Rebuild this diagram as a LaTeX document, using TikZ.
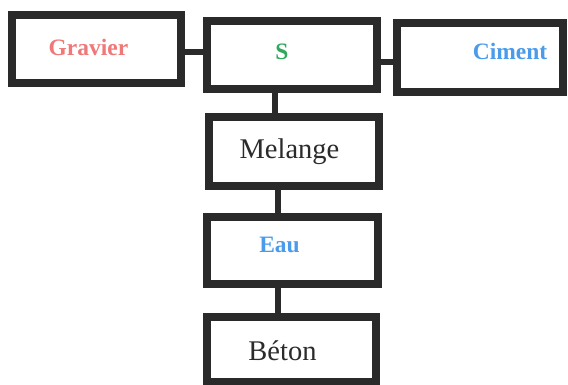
\documentclass[tikz,border=0pt]{standalone}
\usepackage{fontspec}
\setmainfont{Liberation Serif}
\usetikzlibrary{positioning, calc}
\definecolor{cFrame}  {HTML}{2A2A2A}
\definecolor{cGravier}{HTML}{F07878}
\definecolor{cSable}  {HTML}{2FA85C}
\definecolor{cBleu}   {HTML}{4A9CEB}
\definecolor{cTexte}  {HTML}{2B2B2B}

\begin{document}
\begin{tikzpicture}[x=1pt, y=-1pt,
    box/.style={draw=cFrame, line width=8pt, minimum width=170pt,
                minimum height=68pt, inner sep=0pt},
    link/.style={draw=cFrame, line width=6pt},
    tag/.style={font=\fontsize{23.5}{26}\selectfont\bfseries},
    plain/.style={font=\fontsize{28.5}{32}\selectfont, text=cTexte}]
  \useasboundingbox[fill=white] (0,0) rectangle (568,385);
  \clip (0,0) rectangle (568,385);

  % top row
  \node[box, minimum width=169pt,
        label={[tag, text=cGravier, xshift=-8pt, yshift=2pt]center:Gravier}]
       (gravier) at (96.5,49) {};
  \node[box,
        label={[tag, text=cSable, xshift=-10pt, yshift=3pt]center:S}]
       (sable) at (292,55) {};
  \node[box, minimum width=166pt, minimum height=69pt,
        label={[tag, text=cBleu, xshift=30pt, yshift=6pt]center:Ciment}]
       (ciment) at (480,57.5) {};

  % column
  \node[box, minimum height=69pt,
        label={[plain, xshift=-4pt]center:Melange}]
       (melange) at (293.5,151.5) {};
  \node[box, minimum width=171pt, minimum height=67pt,
        label={[tag, text=cBleu, xshift=-13pt, yshift=6pt]center:Eau}]
       (eau) at (292.5,250.5) {};
  \node[box, minimum width=169pt, minimum height=65pt,
        label={[plain, xshift=-9pt, yshift=-1pt]center:Béton}]
       (beton) at (291.5,349.5) {};

  % links
  \draw[link] ([yshift=-3pt]gravier.east) -- ([yshift=-3pt]gravier.east -| sable.west);
  \draw[link] ([yshift=-7pt]sable.east) -- ([yshift=-7pt]sable.east -| ciment.west);
  \draw[link] ([xshift=-17pt]sable.south) -- ([xshift=-17pt]sable.south |- melange.north);
  \draw[link] ([xshift=-15.5pt]melange.south) -- ([xshift=-15.5pt]melange.south |- eau.north);
  \draw[link] ([xshift=-14.5pt]eau.south) -- ([xshift=-14.5pt]eau.south |- beton.north);
\end{tikzpicture}
\end{document}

EXERCISE OBJECTIVE: Make an exact copy of the data, leaving its pictures out.

ANSWER TO THE EXERCISE:
Rebuild this diagram as a LaTeX document, using TikZ.
\documentclass[tikz,border=0pt]{standalone}
\usepackage{fontspec}
\setmainfont{Liberation Serif}
\usetikzlibrary{positioning, calc}
\definecolor{cFrame}  {HTML}{2A2A2A}
\definecolor{cGravier}{HTML}{F07878}
\definecolor{cSable}  {HTML}{2FA85C}
\definecolor{cBleu}   {HTML}{4A9CEB}
\definecolor{cTexte}  {HTML}{2B2B2B}

\begin{document}
\begin{tikzpicture}[x=1pt, y=-1pt,
    box/.style={draw=cFrame, line width=8pt, minimum width=170pt,
                minimum height=68pt, inner sep=0pt},
    link/.style={draw=cFrame, line width=6pt},
    tag/.style={font=\fontsize{23.5}{26}\selectfont\bfseries},
    plain/.style={font=\fontsize{28.5}{32}\selectfont, text=cTexte}]
  \useasboundingbox[fill=white] (0,0) rectangle (568,385);
  \clip (0,0) rectangle (568,385);

  % top row
  \node[box, minimum width=169pt,
        label={[tag, text=cGravier, xshift=-8pt, yshift=2pt]center:Gravier}]
       (gravier) at (96.5,49) {};
  \node[box,
        label={[tag, text=cSable, xshift=-10pt, yshift=3pt]center:S}]
       (sable) at (292,55) {};
  \node[box, minimum width=166pt, minimum height=69pt,
        label={[tag, text=cBleu, xshift=30pt, yshift=6pt]center:Ciment}]
       (ciment) at (480,57.5) {};

  % column
  \node[box, minimum height=69pt,
        label={[plain, xshift=-4pt]center:Melange}]
       (melange) at (293.5,151.5) {};
  \node[box, minimum width=171pt, minimum height=67pt,
        label={[tag, text=cBleu, xshift=-13pt, yshift=6pt]center:Eau}]
       (eau) at (292.5,250.5) {};
  \node[box, minimum width=169pt, minimum height=65pt,
        label={[plain, xshift=-9pt, yshift=-1pt]center:Béton}]
       (beton) at (291.5,349.5) {};

  % links
  \draw[link] ([yshift=-3pt]gravier.east) -- ([yshift=-3pt]gravier.east -| sable.west);
  \draw[link] ([yshift=-7pt]sable.east) -- ([yshift=-7pt]sable.east -| ciment.west);
  \draw[link] ([xshift=-17pt]sable.south) -- ([xshift=-17pt]sable.south |- melange.north);
  \draw[link] ([xshift=-15.5pt]melange.south) -- ([xshift=-15.5pt]melange.south |- eau.north);
  \draw[link] ([xshift=-14.5pt]eau.south) -- ([xshift=-14.5pt]eau.south |- beton.north);
\end{tikzpicture}
\end{document}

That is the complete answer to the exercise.